*PROBLEM TO WORK ON*
Whenever a line contains the string "this", copy it out of the entries.

(Code that draws figures)
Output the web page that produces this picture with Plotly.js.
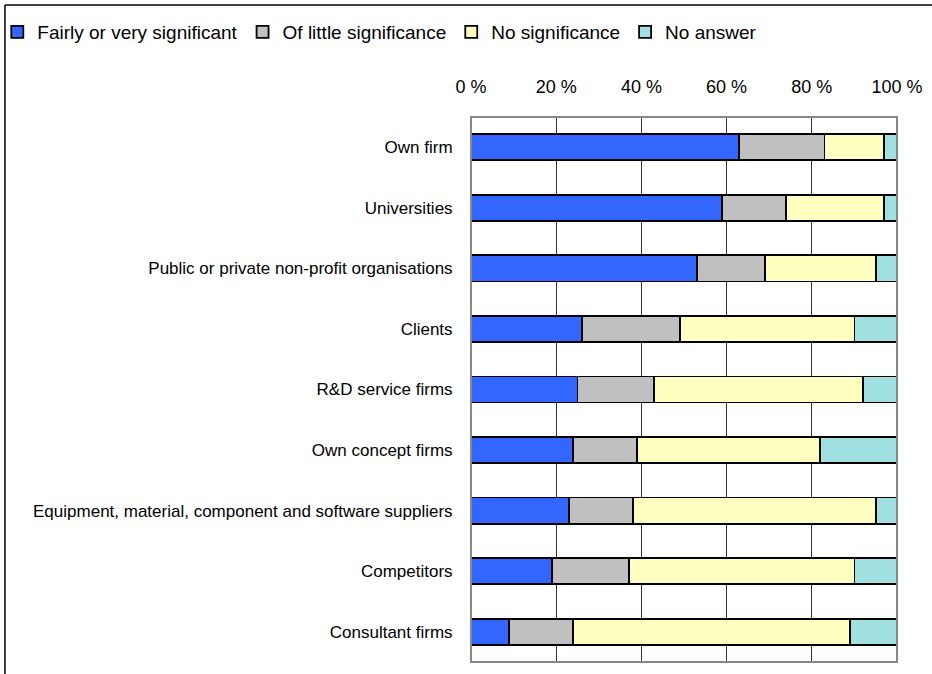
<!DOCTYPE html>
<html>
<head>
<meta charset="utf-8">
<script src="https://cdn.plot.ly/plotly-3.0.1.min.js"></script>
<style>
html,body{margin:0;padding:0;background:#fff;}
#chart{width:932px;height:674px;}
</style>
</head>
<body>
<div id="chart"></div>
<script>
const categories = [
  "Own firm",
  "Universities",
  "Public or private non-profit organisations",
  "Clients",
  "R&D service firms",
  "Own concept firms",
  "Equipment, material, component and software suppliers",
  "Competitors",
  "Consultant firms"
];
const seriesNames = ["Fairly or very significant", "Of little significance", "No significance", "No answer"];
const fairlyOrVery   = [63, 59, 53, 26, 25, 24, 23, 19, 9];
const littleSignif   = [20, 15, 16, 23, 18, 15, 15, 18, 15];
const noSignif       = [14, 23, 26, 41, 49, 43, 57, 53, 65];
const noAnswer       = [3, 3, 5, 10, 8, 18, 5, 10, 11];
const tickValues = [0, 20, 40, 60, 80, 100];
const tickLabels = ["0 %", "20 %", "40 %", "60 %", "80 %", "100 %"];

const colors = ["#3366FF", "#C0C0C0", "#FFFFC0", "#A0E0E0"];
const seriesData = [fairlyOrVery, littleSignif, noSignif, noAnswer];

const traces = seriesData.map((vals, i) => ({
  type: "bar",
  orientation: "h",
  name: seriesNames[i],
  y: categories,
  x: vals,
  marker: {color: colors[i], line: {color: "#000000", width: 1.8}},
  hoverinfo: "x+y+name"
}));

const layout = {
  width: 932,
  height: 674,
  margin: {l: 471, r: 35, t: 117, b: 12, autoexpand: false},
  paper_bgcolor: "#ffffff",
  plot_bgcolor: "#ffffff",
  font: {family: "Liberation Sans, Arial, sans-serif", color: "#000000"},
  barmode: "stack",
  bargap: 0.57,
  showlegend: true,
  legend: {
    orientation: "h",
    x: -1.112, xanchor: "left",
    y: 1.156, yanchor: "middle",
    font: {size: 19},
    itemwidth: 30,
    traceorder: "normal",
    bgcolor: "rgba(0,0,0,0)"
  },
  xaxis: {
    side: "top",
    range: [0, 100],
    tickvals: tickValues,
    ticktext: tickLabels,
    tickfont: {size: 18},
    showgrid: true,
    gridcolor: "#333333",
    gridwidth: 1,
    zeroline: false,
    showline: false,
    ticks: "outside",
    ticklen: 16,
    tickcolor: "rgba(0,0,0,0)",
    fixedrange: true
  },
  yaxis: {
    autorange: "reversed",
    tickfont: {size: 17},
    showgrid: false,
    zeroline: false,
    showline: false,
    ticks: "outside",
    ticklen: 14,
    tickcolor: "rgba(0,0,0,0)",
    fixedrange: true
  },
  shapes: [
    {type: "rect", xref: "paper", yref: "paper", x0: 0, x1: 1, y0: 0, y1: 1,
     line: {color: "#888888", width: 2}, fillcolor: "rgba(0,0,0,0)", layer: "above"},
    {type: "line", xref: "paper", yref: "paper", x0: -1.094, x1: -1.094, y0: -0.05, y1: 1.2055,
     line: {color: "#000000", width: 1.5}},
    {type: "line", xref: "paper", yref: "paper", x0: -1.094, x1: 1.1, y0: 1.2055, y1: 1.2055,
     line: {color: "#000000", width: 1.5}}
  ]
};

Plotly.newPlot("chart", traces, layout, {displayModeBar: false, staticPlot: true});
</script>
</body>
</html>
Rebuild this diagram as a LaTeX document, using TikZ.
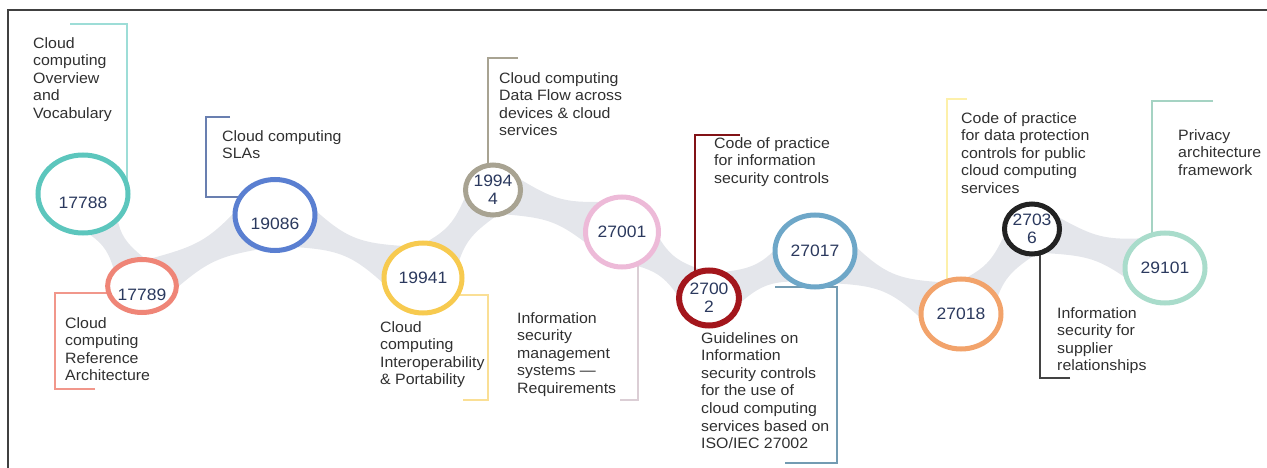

==

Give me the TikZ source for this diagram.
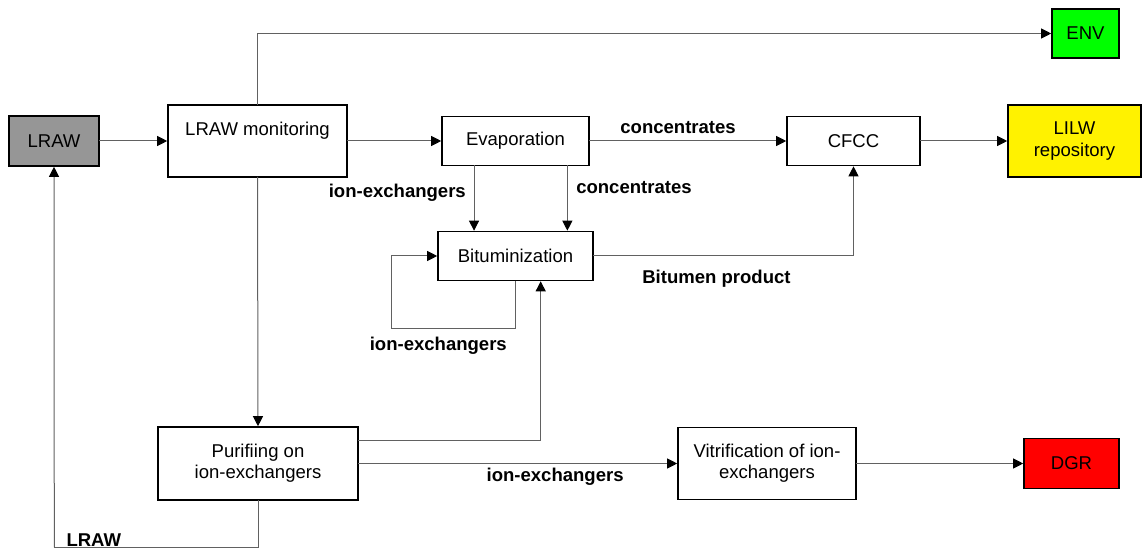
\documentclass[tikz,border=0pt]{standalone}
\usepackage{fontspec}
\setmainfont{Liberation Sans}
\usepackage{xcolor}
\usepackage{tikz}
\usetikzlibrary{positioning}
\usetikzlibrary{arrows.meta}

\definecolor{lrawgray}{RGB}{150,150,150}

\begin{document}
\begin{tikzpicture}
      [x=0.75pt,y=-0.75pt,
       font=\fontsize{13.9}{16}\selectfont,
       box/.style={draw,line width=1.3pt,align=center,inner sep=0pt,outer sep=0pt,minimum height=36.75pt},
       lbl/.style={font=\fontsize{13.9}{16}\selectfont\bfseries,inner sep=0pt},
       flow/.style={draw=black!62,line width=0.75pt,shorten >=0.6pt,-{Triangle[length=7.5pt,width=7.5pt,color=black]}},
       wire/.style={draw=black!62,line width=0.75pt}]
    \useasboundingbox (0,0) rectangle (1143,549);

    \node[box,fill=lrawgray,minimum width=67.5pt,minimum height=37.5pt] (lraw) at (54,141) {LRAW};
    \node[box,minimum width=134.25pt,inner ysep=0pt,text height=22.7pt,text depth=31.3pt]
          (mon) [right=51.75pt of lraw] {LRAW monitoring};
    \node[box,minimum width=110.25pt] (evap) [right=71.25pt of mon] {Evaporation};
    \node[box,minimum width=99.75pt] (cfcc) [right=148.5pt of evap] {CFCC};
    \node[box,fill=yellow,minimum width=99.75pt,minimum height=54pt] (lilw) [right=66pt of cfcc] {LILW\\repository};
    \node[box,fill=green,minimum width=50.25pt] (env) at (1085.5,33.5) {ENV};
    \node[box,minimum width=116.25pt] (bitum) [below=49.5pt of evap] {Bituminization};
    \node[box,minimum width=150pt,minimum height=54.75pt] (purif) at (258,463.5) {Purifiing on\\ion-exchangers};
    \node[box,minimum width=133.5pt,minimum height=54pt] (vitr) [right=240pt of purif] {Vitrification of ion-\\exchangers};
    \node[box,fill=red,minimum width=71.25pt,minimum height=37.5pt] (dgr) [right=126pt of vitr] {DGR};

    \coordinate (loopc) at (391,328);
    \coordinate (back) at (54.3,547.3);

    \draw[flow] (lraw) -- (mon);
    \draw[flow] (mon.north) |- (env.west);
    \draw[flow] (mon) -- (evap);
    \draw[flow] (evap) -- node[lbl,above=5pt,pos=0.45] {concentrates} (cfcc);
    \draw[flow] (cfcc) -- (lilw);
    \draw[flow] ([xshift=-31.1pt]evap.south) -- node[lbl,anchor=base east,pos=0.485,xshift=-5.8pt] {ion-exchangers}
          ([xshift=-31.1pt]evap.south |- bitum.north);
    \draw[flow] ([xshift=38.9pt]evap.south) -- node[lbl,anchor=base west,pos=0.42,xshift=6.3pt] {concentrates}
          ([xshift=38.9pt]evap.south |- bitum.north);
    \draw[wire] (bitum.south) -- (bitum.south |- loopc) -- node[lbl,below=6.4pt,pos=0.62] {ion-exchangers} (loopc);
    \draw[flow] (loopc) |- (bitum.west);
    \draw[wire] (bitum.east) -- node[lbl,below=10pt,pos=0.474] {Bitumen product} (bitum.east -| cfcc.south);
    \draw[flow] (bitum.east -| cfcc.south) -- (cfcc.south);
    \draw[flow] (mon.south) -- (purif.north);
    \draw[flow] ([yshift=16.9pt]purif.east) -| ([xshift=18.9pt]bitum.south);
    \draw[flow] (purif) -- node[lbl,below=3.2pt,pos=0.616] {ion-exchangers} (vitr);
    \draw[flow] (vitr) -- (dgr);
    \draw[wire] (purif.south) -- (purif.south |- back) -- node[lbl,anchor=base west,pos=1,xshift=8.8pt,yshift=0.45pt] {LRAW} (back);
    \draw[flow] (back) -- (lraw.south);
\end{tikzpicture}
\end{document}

*THE RESPONSE*
Output the web page that produces this picture with Plotly.js.
Rebuild this diagram as a LaTeX document, using TikZ.
Give me the TikZ source for this diagram.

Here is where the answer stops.